**GOAL:**
Using the records below, copy exactly the part that opens with the line holding "Convert this chart to matplotlib code." and closes with the line holding "return 1 - py / H", minus the pictures.

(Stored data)
══════════

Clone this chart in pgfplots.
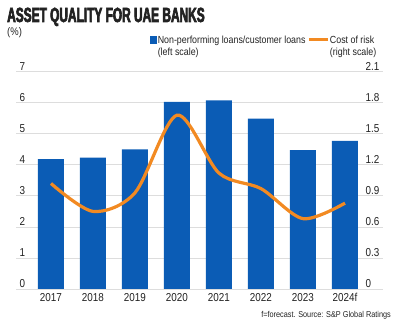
\documentclass[border=0pt]{standalone}
\usepackage{pgfplots}
\pgfplotsset{compat=1.18}
\usepackage{fontspec}
\setmainfont{Liberation Sans}[FakeStretch=0.86]
\newfontfamily\titlefont{Liberation Sans}[FakeStretch=0.58, BoldFeatures={FakeBold=3}]
\definecolor{barblue}{HTML}{0B5CB5}
\definecolor{lineorange}{HTML}{F28A22}
\definecolor{gridgray}{HTML}{DDDDDD}
\definecolor{txt}{HTML}{222222}
\begin{document}
\begin{tikzpicture}
\path[use as bounding box] (0,0) rectangle (400bp,325bp);
\begin{axis}[
  at={(16bp,36bp)}, anchor=south west,
  scale only axis, width=367bp, height=217.3bp,
  xmin=-0.833, xmax=7.905, ymin=0, ymax=7,
  ybar, bar width=26bp,
  xtick={0,1,2,3,4,5,6,7},
  xticklabels={2017,2018,2019,2020,2021,2022,2023,2024f},
  ytick={0,1,2,3,4,5,6,7},
  yticklabels={0,1,2,3,4,5,6,7},
  ymajorgrids, grid style={draw=gridgray, line width=0.8bp},
  axis line style={draw=none}, major tick length=0pt,
  ticklabel style={font=\fontsize{11.5bp}{13bp}\selectfont, text=txt},
  yticklabel style={anchor=south west, xshift=0bp, yshift=-2bp},
  xticklabel style={yshift=-1bp},
  legend columns=2,
  legend cell align=left,
  legend style={at={(axis description cs:0.364,1.174)}, anchor=north west,
    draw=none, fill=none, inner sep=0pt,
    font=\fontsize{10.3bp}{12bp}\selectfont, text=txt,
    nodes={anchor=base west},
    /tikz/every odd column/.append style={column sep=-1.5bp},
    /tikz/every even column/.append style={column sep=0bp}},
]
\addplot[fill=barblue, draw=none,
  legend image code/.code={\fill[barblue] (0bp,0bp) rectangle (7.5bp,7.5bp);}]
  coordinates {
  (0,4.18) (1,4.23) (2,4.50) (3,6.03) (4,6.08) (5,5.49) (6,4.47) (7,4.77)};
\addlegendentry{\vtop{\hbox{Non-performing loans/customer loans}\hbox{(left scale)}}}
\addlegendimage{legend image code/.code={\draw[lineorange, line width=3bp] (0bp,4bp) -- (19bp,4bp);}}
\addlegendentry{\vtop{\hbox{Cost of risk}\hbox{(right scale)}}}
\draw[draw=txt, line width=1bp] (rel axis cs:0,0) -- (rel axis cs:1.005,0);
\end{axis}
\begin{axis}[
  at={(16bp,36bp)}, anchor=south west,
  scale only axis, width=367bp, height=217.3bp,
  xmin=-0.833, xmax=7.905, ymin=0, ymax=2.1,
  hide x axis,
  axis line style={draw=none}, major tick length=0pt,
  yticklabel pos=right,
  ytick={0,0.3,0.6,0.9,1.2,1.5,1.8,2.1},
  yticklabels={0,0.3,0.6,0.9,1.2,1.5,1.8,2.1},
  ticklabel style={font=\fontsize{11.5bp}{13bp}\selectfont, text=txt},
  yticklabel style={anchor=south west, xshift=-21bp, yshift=-2bp},
]
\addplot[smooth, draw=lineorange, line width=3.2bp] coordinates {
  (0,1.02) (1,0.75) (2,0.93) (3,1.68) (4,1.12) (5,0.97) (6,0.68) (7,0.83)};
\end{axis}
\node[anchor=base west, inner sep=0pt, text=txt] at (7bp,303bp)
  {\titlefont\bfseries\fontsize{20.5bp}{22bp}\selectfont ASSET QUALITY FOR UAE BANKS};
\node[anchor=base west, inner sep=0pt, text=txt] at (7bp,289bp)
  {\fontsize{11bp}{13bp}\selectfont (\%)};
\node[anchor=base east, inner sep=0pt, text=txt] at (391bp,8bp)
  {\fontsize{8.5bp}{10bp}\selectfont f=forecast. Source: S\&P Global Ratings};
\end{tikzpicture}
\end{document}
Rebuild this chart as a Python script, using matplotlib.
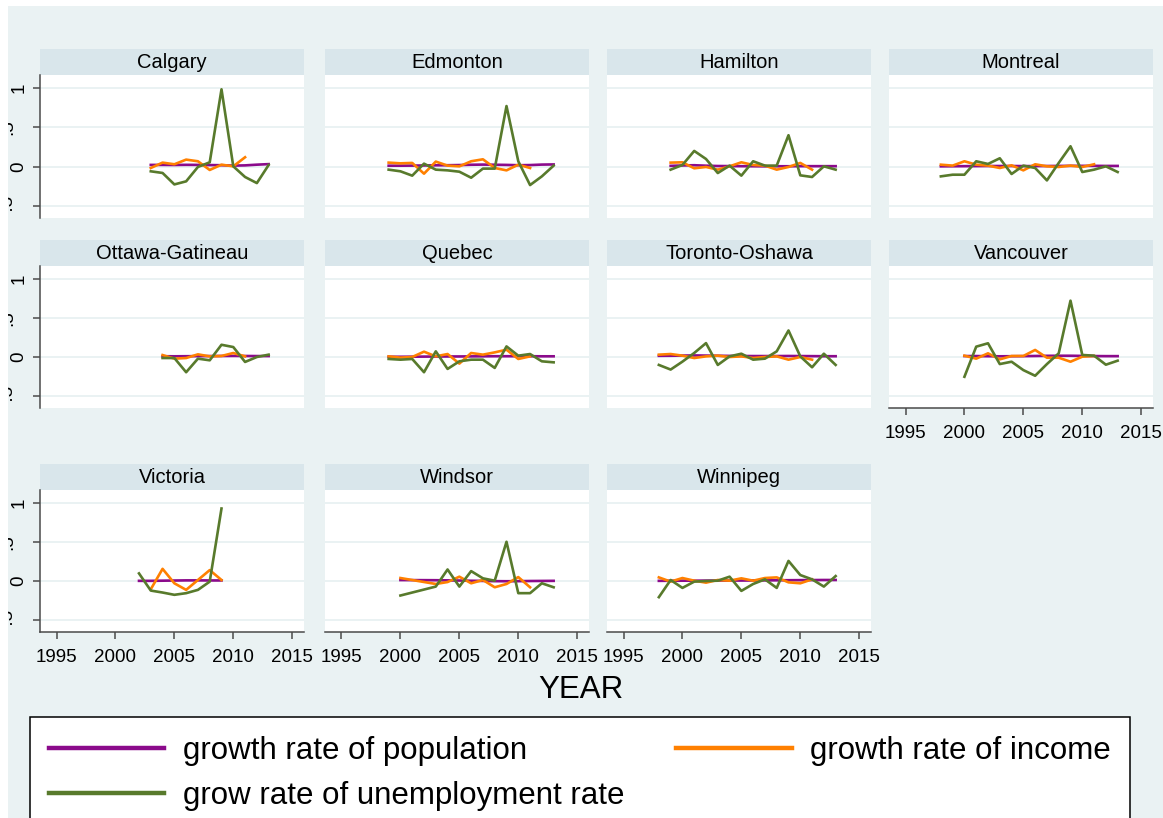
import numpy as np
import matplotlib
matplotlib.use("Agg")
import matplotlib.pyplot as plt
import matplotlib.transforms as mtransforms
from matplotlib.patches import Rectangle
from matplotlib.lines import Line2D

plt.rcParams["font.family"] = ["Liberation Sans", "DejaVu Sans"]

nan = np.nan

# growth rates by census metropolitan area
calgary_years = list(range(2003, 2014))
calgary_pop = [0.022, 0.022, 0.021, 0.023, 0.022, 0.020, 0.018, 0.013, 0.016, 0.025, 0.032]
calgary_inc = [-0.017, 0.051, 0.030, 0.089, 0.068, -0.042, 0.025, 0.004, 0.119]
calgary_unemp = [-0.059, -0.080, -0.225, -0.186, -0.004, 0.055, 0.979, 0.004, -0.131, -0.208, 0.021]

edmonton_years = list(range(1999, 2014))
edmonton_pop = [0.012, 0.012, 0.013, 0.015, 0.017, 0.018, 0.020, 0.024, 0.026, 0.024, 0.022, 0.018, 0.020, 0.026, 0.028]
edmonton_inc = [0.051, 0.042, 0.047, -0.089, 0.064, 0.013, 0.004, 0.068, 0.093, -0.017, -0.047, 0.025, -0.017]
edmonton_unemp = [-0.038, -0.059, -0.114, 0.038, -0.038, -0.047, -0.064, -0.140, -0.025, -0.025, 0.767, 0.068, -0.233, -0.123, 0.013]

hamilton_years = list(range(1999, 2014))
hamilton_pop = [0.010, 0.015, 0.018, 0.012, 0.008, 0.007, 0.006, 0.005, 0.004, 0.005, 0.005, 0.006, 0.006, 0.006, 0.006]
hamilton_inc = [0.051, 0.055, -0.021, -0.004, -0.038, 0.004, 0.055, 0.021, 0.013, -0.038, -0.004, 0.047, -0.038]
hamilton_unemp = [-0.038, 0.021, 0.199, 0.097, -0.081, 0.013, -0.114, 0.068, 0.013, 0.013, 0.398, -0.110, -0.131, 0.004, -0.038]

montreal_years = list(range(1998, 2014))
montreal_pop = [0.004, 0.005, 0.006, 0.007, 0.008, 0.008, 0.008, 0.007, 0.007, 0.008, 0.009, 0.010, 0.010, 0.010, 0.009, 0.009]
montreal_inc = [0.025, 0.013, 0.068, 0.025, 0.013, -0.017, 0.017, -0.047, 0.030, 0.004, -0.004, 0.013, -0.004, 0.030]
montreal_unemp = [-0.123, -0.102, -0.102, 0.068, 0.034, 0.106, -0.093, 0.013, -0.017, -0.174, 0.047, 0.258, -0.068, -0.038, 0.004, -0.068]

ottawa_years = list(range(2004, 2014))
ottawa_pop = [0.010, 0.009, 0.010, 0.011, 0.012, 0.013, 0.014, 0.013, 0.012, 0.012]
ottawa_inc = [0.025, -0.021, -0.013, 0.034, 0.008, 0.013, 0.051, 0.008]
ottawa_unemp = [-0.013, -0.013, -0.194, -0.021, -0.042, 0.156, 0.127, -0.063, 0.000, 0.030]

quebec_years = list(range(1999, 2014))
quebec_pop = [0.003, 0.003, 0.004, 0.005, 0.006, 0.007, 0.007, 0.008, 0.009, 0.010, 0.010, 0.010, 0.010, 0.009, 0.009]
quebec_inc = [0.008, -0.008, 0.000, 0.068, 0.008, 0.038, -0.084, 0.051, 0.030, 0.059, 0.093, -0.025, 0.008]
quebec_unemp = [-0.025, -0.034, -0.025, -0.194, 0.072, -0.152, -0.055, -0.034, -0.034, -0.139, 0.135, 0.017, 0.038, -0.055, -0.068]

toronto_years = list(range(1998, 2014))
toronto_pop = [0.015, 0.016, 0.018, 0.020, 0.018, 0.016, 0.014, 0.013, 0.012, 0.012, 0.012, 0.013, 0.012, 0.011, 0.010, 0.010]
toronto_inc = [0.030, 0.038, 0.017, -0.013, 0.008, 0.017, 0.000, 0.008, -0.013, 0.000, 0.008, -0.034, 0.000, -0.034]
toronto_unemp = [-0.101, -0.160, -0.059, 0.051, 0.177, -0.101, 0.008, 0.042, -0.034, -0.021, 0.072, 0.338, 0.008, -0.131, 0.042, -0.101]

vancouver_years = list(range(2000, 2014))
vancouver_pop = [0.012, 0.012, 0.010, 0.009, 0.010, 0.011, 0.013, 0.015, 0.016, 0.016, 0.014, 0.012, 0.011, 0.011]
vancouver_inc = [0.017, -0.021, 0.047, -0.030, 0.013, 0.013, 0.090, -0.009, -0.009, -0.060, 0.004, 0.013]
vancouver_unemp = [-0.252, 0.132, 0.175, -0.090, -0.060, -0.167, -0.239, -0.090, 0.047, 0.718, 0.026, 0.017, -0.098, -0.047]

victoria_years = list(range(2002, 2010))
victoria_pop = [0.002, 0.002, 0.004, 0.006, 0.008, 0.008, 0.007, 0.007]
victoria_inc = [nan, -0.105, 0.155, -0.029, -0.113, 0.013, 0.139, 0.013]
victoria_unemp = [0.097, -0.122, -0.147, -0.176, -0.155, -0.113, -0.008, 0.924]

windsor_years = [2000] + list(range(2003, 2014))
windsor_pop = [0.012, 0.010, 0.008, 0.006, 0.003, 0.001, -0.002, -0.003, -0.002, 0.000, 0.001, 0.002]
windsor_inc = [0.038, -0.038, -0.013, 0.055, -0.029, 0.013, -0.080, -0.038, 0.050, -0.080]
windsor_unemp = [-0.185, -0.071, 0.147, -0.071, 0.126, 0.034, 0.004, 0.500, -0.155, -0.155, -0.029, -0.080]

winnipeg_years = list(range(1998, 2014))
winnipeg_pop = [0.002, 0.003, 0.004, 0.004, 0.005, 0.006, 0.006, 0.006, 0.007, 0.008, 0.009, 0.010, 0.011, 0.012, 0.013, 0.013]
winnipeg_inc = [0.046, -0.008, 0.038, 0.004, -0.021, 0.013, 0.004, 0.034, 0.004, 0.038, 0.046, -0.017, -0.029, 0.021]
winnipeg_unemp = [-0.206, 0.013, -0.088, -0.008, 0.000, 0.004, 0.055, -0.126, -0.038, 0.021, -0.088, 0.256, 0.076, 0.021, -0.071, 0.063]

cities = ["Calgary", "Edmonton", "Hamilton", "Montreal", "Ottawa-Gatineau", "Quebec",
          "Toronto-Oshawa", "Vancouver", "Victoria", "Windsor", "Winnipeg"]
series = {
    "Calgary": (calgary_years, calgary_pop, calgary_inc, calgary_unemp),
    "Edmonton": (edmonton_years, edmonton_pop, edmonton_inc, edmonton_unemp),
    "Hamilton": (hamilton_years, hamilton_pop, hamilton_inc, hamilton_unemp),
    "Montreal": (montreal_years, montreal_pop, montreal_inc, montreal_unemp),
    "Ottawa-Gatineau": (ottawa_years, ottawa_pop, ottawa_inc, ottawa_unemp),
    "Quebec": (quebec_years, quebec_pop, quebec_inc, quebec_unemp),
    "Toronto-Oshawa": (toronto_years, toronto_pop, toronto_inc, toronto_unemp),
    "Vancouver": (vancouver_years, vancouver_pop, vancouver_inc, vancouver_unemp),
    "Victoria": (victoria_years, victoria_pop, victoria_inc, victoria_unemp),
    "Windsor": (windsor_years, windsor_pop, windsor_inc, windsor_unemp),
    "Winnipeg": (winnipeg_years, winnipeg_pop, winnipeg_inc, winnipeg_unemp),
}
labels = ["growth rate of population", "growth rate of income", "grow rate of unemployment rate"]
y_ticks = [-0.5, 0, 0.5, 1]
x_ticks = [1995, 2000, 2005, 2010, 2015]

BG = "#eaf2f3"
STRIP = "#d9e6eb"
GRID = "#eaf2f3"
AXIS = "#4a4a4a"
colors = ["#8b0a8b", "#ff8000", "#587a2c"]

W, H = 1163, 818
col_left = [40, 325, 607, 889]
col_width = 264
row_span = [(75, 218), (266, 408), (490, 632)]
strip_h = 26


def main():
    fig = plt.figure(figsize=(W / 100, H / 100), dpi=100, facecolor=BG)

    for i, name in enumerate(cities):
        r, c = divmod(i, 4)
        top, bottom = row_span[r]
        ax = fig.add_axes([col_left[c] / W, 1 - bottom / H, col_width / W, (bottom - top) / H])
        ax.set_facecolor("white")
        for y in y_ticks:
            ax.axhline(y, color=GRID, lw=1.4, zorder=0)

        years, pop, inc, unemp = series[name]
        ax.plot(years, pop, color=colors[0], lw=1.9)
        ax.plot(years[:len(inc)], inc, color=colors[1], lw=1.9)
        ax.plot(years, unemp, color=colors[2], lw=1.9)

        ax.set_xlim(1993.6, 2016.0)
        ax.set_ylim(-0.65, 1.16)

        for s in ax.spines.values():
            s.set_visible(False)
        has_x = r == 2 or (r == 1 and c == 3)
        has_y = c == 0

        ax.set_xticks(x_ticks)
        if has_x:
            ax.spines["bottom"].set_visible(True)
            ax.spines["bottom"].set_color(AXIS)
            ax.spines["bottom"].set_linewidth(1.1)
            ax.tick_params(axis="x", length=5, width=1.1, color=AXIS, labelsize=13.5, pad=7)
        else:
            ax.tick_params(axis="x", length=0, labelbottom=False)

        ax.set_yticks(y_ticks)
        if has_y:
            ax.spines["left"].set_visible(True)
            ax.spines["left"].set_color(AXIS)
            ax.spines["left"].set_linewidth(1.1)
            ax.set_yticklabels(["", "0", "", "1"], rotation=90, va="center")
            ax.tick_params(axis="y", length=5, width=1.1, color=AXIS, labelsize=13.5, pad=4)
            # the half-unit labels sit further out, against the page edge
            trans = mtransforms.blended_transform_factory(fig.transFigure, ax.transData)
            for y, lab in [(0.5, ".5"), (-0.5, "-.5")]:
                ax.text(8 / W, y, lab, transform=trans, rotation=90, ha="center",
                        va="center", fontsize=13.5, clip_on=False)
        else:
            ax.tick_params(axis="y", length=0, labelleft=False)

        # panel header
        h = strip_h / (bottom - top)
        ax.add_patch(Rectangle((0, 1), 1, h, transform=ax.transAxes, facecolor=STRIP,
                               edgecolor="none", clip_on=False))
        ax.text(0.5, 1 + h / 2, name, transform=ax.transAxes, ha="center", va="center",
                fontsize=14.5)

    # blank page margin on the left and top
    fig.patches.append(Rectangle((0, 0), 8 / W, 1, transform=fig.transFigure,
                                 facecolor="white", edgecolor="none", zorder=10))
    fig.patches.append(Rectangle((0, 1 - 6 / H), 1, 6 / H, transform=fig.transFigure,
                                 facecolor="white", edgecolor="none", zorder=10))

    fig.text(581 / W, 1 - 690 / H, "YEAR", ha="center", va="center", fontsize=22.5)

    handles = [Line2D([], [], color=col, lw=3.2) for col in colors]
    order = [0, 2, 1]
    leg = fig.legend([handles[k] for k in order], [labels[k] for k in order],
                     loc="upper left", bbox_to_anchor=(30 / W, 1 - 717 / H, 1100 / W, 0),
                     mode="expand", ncol=2, fontsize=22.5, frameon=True, fancybox=False,
                     handlelength=3.7, handletextpad=0.6, labelspacing=0.5,
                     borderpad=0.6, borderaxespad=0)
    leg.get_frame().set_edgecolor("black")
    leg.get_frame().set_linewidth(1.1)
    leg.get_frame().set_alpha(1)

    plt.savefig("out.png", dpi=100, facecolor=BG)
    plt.close()


if __name__ == "__main__":
    main()
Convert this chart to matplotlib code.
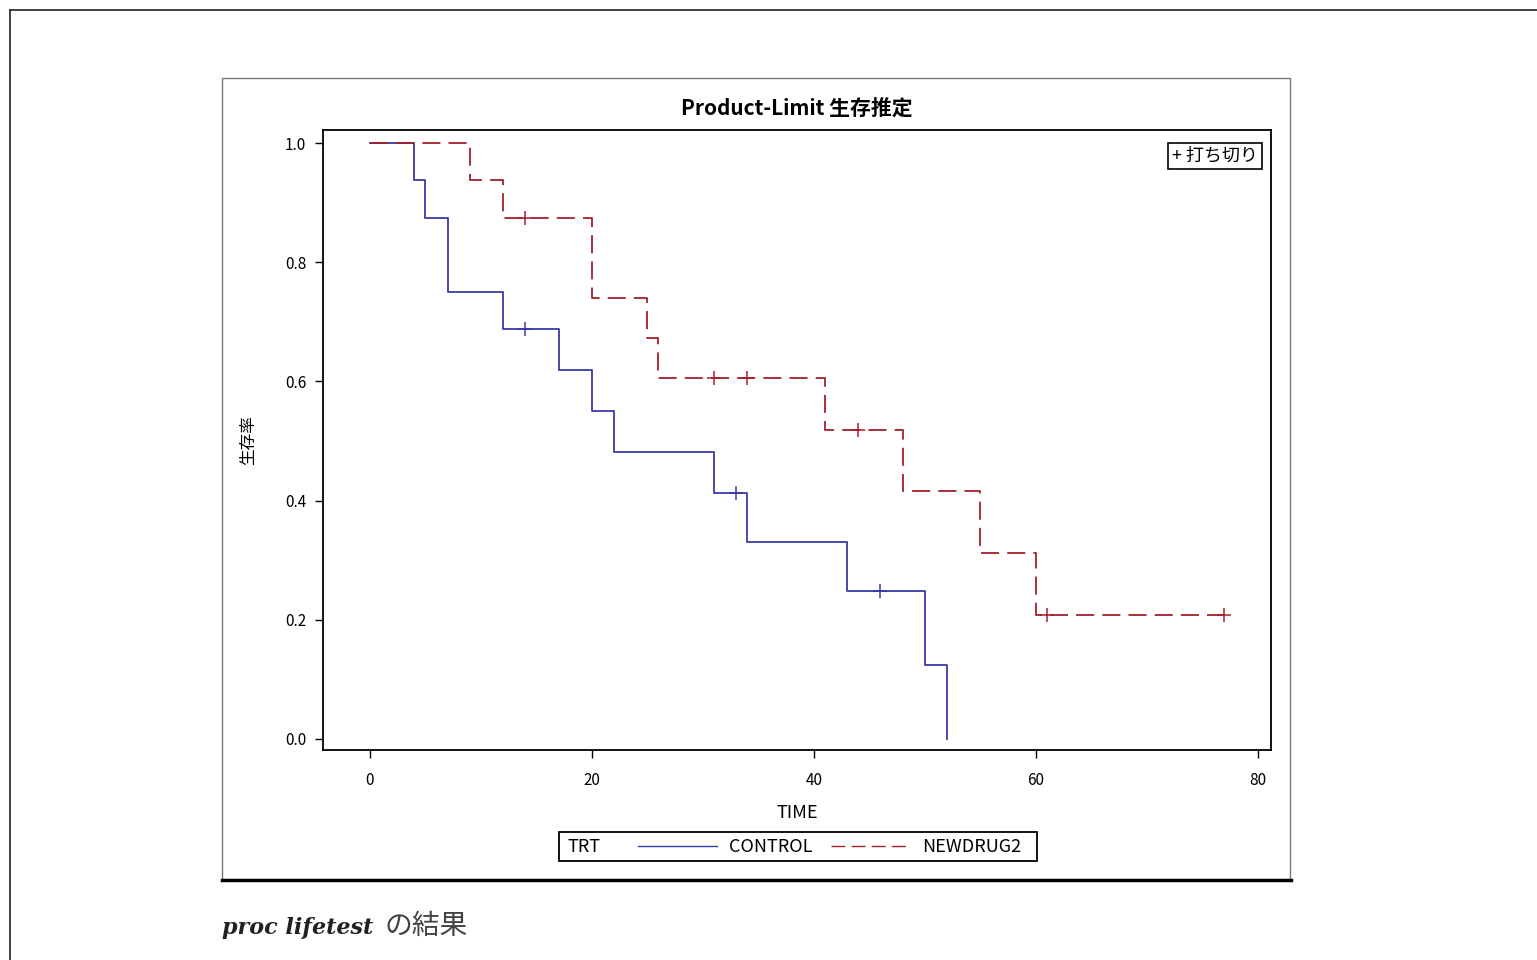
import matplotlib.pyplot as plt
import numpy as np
from matplotlib.lines import Line2D
from matplotlib.patches import Rectangle

plt.rcParams['font.family'] = ['Noto Sans CJK JP', 'DejaVu Sans']

# Kaplan-Meier steps
control_time = [0, 4, 5, 7, 12, 17, 20, 22, 31, 34, 43, 50, 52]
control_surv = [1.0, 0.9375, 0.875, 0.75, 0.6875, 0.6188, 0.55, 0.4813,
                0.4125, 0.33, 0.2475, 0.1238, 0.0]
control_censor = [14, 33, 46]

newdrug_time = [0, 9, 12, 20, 25, 26, 41, 48, 55, 60, 77]
newdrug_surv = [1.0, 0.9375, 0.875, 0.7404, 0.6731, 0.6058, 0.5193,
                0.4154, 0.3116, 0.2077, 0.2077]
newdrug_censor = [14, 31, 34, 44, 61, 77]

x_ticks = [0, 20, 40, 60, 80]
y_ticks = [0.0, 0.2, 0.4, 0.6, 0.8, 1.0]

blue = '#3a3aa8'
red = '#a2202c'
dash = (10, 4.5)

W, H = 1537, 960
fig = plt.figure(figsize=(W / 100, H / 100), dpi=100)


def fx(px):
    return px / W


def fy(py):
    return 1 - py / H


# page frame and chart box
fig.add_artist(Line2D([fx(10), fx(10)], [fy(10), 0], color='#222222', lw=1.2))
fig.add_artist(Line2D([fx(10), 1], [fy(10), fy(10)], color='#222222', lw=1.2))
fig.add_artist(Rectangle((fx(222), fy(880)), fx(1290) - fx(222), fy(78) - fy(880),
                         fill=False, edgecolor='#777777', lw=1.0))
fig.add_artist(Line2D([fx(222), fx(1291)], [fy(880), fy(880)], color='black', lw=2.5))

ax = fig.add_axes([fx(323), fy(750), fx(1271) - fx(323), fy(130) - fy(750)])


def at_times(times, surv, pts):
    idx = np.searchsorted(times, pts, side='right') - 1
    return np.asarray(surv)[idx]


ax.step(control_time, control_surv, where='post', color=blue, lw=1.3)
ax.step(newdrug_time, newdrug_surv, where='post', color=red, lw=1.3,
        dashes=dash)
ax.plot(control_censor, at_times(control_time, control_surv, control_censor),
        '+', color=blue, ms=10, mew=1.1)
ax.plot(newdrug_censor, at_times(newdrug_time, newdrug_surv, newdrug_censor),
        '+', color=red, ms=10, mew=1.1)

ax.set_xlim(-4.23, 81.2)
ax.set_ylim(-0.0185, 1.022)
ax.set_xticks(x_ticks)
ax.set_yticks(y_ticks)
ax.set_yticklabels([f'{v:.1f}' for v in y_ticks])
ax.tick_params(direction='out', length=6, width=1, labelsize=11)
ax.tick_params(axis='x', pad=10)
ax.tick_params(axis='y', pad=6)
for s in ax.spines.values():
    s.set_linewidth(1.3)

ax.set_title('Product-Limit 生存推定', fontsize=15, fontweight='bold', pad=11)
ax.set_xlabel('TIME', fontsize=13, labelpad=11)
ax.set_ylabel('生存率', fontsize=12, labelpad=20)

# censor key in the upper right
ax.text(0.986, 0.973, '+ 打ち切り', transform=ax.transAxes, ha='right', va='top',
        fontsize=13, bbox=dict(boxstyle='square,pad=0.22', fc='white',
                               ec='black', lw=1.2))

# bottom legend
fig.add_artist(Rectangle((fx(559), fy(861)), fx(1037) - fx(559), fy(832) - fy(861),
                         fill=False, edgecolor='black', lw=1.3))
fig.text(fx(567), fy(847), 'TRT', fontsize=13, ha='left', va='center')
handles = [Line2D([], [], color=blue, lw=1.0),
           Line2D([], [], color=red, lw=1.0, dashes=dash)]
fig.legend(handles, ['CONTROL', 'NEWDRUG2'], loc='center left',
           bbox_to_anchor=(fx(638), fy(847)), ncol=2, frameon=False,
           fontsize=13, handlelength=4.4, handletextpad=0.65, columnspacing=1.0,
           borderpad=0, borderaxespad=0)

# caption below the chart
fig.text(fx(222), fy(928), 'proc lifetest', fontsize=16, family='DejaVu Serif',
         style='italic', fontweight='bold', color='#222222', va='center')
fig.text(fx(385), fy(926), 'の結果', fontsize=20, color='#444444',
         va='center')

fig.savefig('out.png', dpi=100)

══════════

**TASK RESPONSE:**
Convert this chart to matplotlib code.
import matplotlib.pyplot as plt
import numpy as np
from matplotlib.lines import Line2D
from matplotlib.patches import Rectangle

plt.rcParams['font.family'] = ['Noto Sans CJK JP', 'DejaVu Sans']

# Kaplan-Meier steps
control_time = [0, 4, 5, 7, 12, 17, 20, 22, 31, 34, 43, 50, 52]
control_surv = [1.0, 0.9375, 0.875, 0.75, 0.6875, 0.6188, 0.55, 0.4813,
                0.4125, 0.33, 0.2475, 0.1238, 0.0]
control_censor = [14, 33, 46]

newdrug_time = [0, 9, 12, 20, 25, 26, 41, 48, 55, 60, 77]
newdrug_surv = [1.0, 0.9375, 0.875, 0.7404, 0.6731, 0.6058, 0.5193,
                0.4154, 0.3116, 0.2077, 0.2077]
newdrug_censor = [14, 31, 34, 44, 61, 77]

x_ticks = [0, 20, 40, 60, 80]
y_ticks = [0.0, 0.2, 0.4, 0.6, 0.8, 1.0]

blue = '#3a3aa8'
red = '#a2202c'
dash = (10, 4.5)

W, H = 1537, 960
fig = plt.figure(figsize=(W / 100, H / 100), dpi=100)


def fx(px):
    return px / W


def fy(py):
    return 1 - py / H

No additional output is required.